I once heard someone, I think it was a chef or a restaurant critic, put forth an idea that I call the po-boy theory, which states that if an absolutely authentic po-boy sandwich were assembled in a place other than New Orleans ( this assumes that you’d be flying in bread from the Leidenheimer bakery, the one essential and absolutely indisputable ingredient – one could argue that Gulf seafood would also be necessary, but as New Orleans residents know, the best po-boys come from shabby corner groceries, which often use frozen seafood imported from somewhere else — that this tastes better than one made with fresh ingredients in a nice restaurant is something we’ll just have to put down to voodoo. ), it still wouldn’t be as good, because you wouldn’t be eating it in New Orleans.
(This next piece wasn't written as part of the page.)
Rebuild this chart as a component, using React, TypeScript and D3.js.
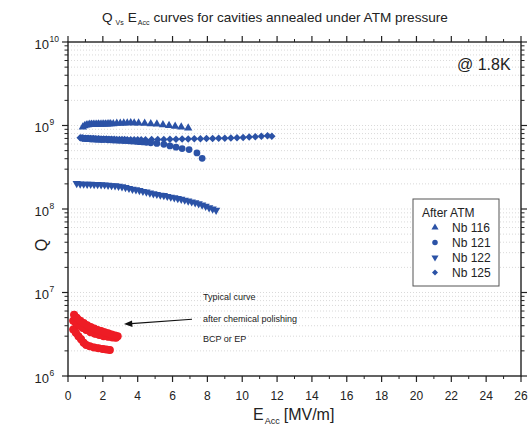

Certainly this idea applies to New York pizza and bagels : it’s the water, they say, and that may be true, but I bet it has a lot to do with the fact that you’ve just come up out of the subway and you’re at Famous Original Authentic Ray’s ( you might want to hop to it : St.Marks Pizza shut down a couple of years ago, which is still strange to me, and now the Ray’s on 11th St. & 6th Ave. is closed. What’s next? ) gobbling a slice that was shoved at you across the counter by a guy whose name is, for real, Vito, and you’re about to run around and do New York-y stuff all day. Is the gelato in Rome really better? Maybe, but you’re in fucking ROME, the astounding, beautiful, movie-set city. There are girls on Vespas and everybody’s like ” ayyyyy – ciao! “, and, say, this is some good gelato!
Actually, I did learn that the Cuban Cohiba ( the brand I smoked, mainly ) was first made at the behest of Castro himself, and that the like-named brand that’s available in the U.S. is totally unrelated. Let’s just say that Cuban cigars are really good when you’re smoking them in Cuba.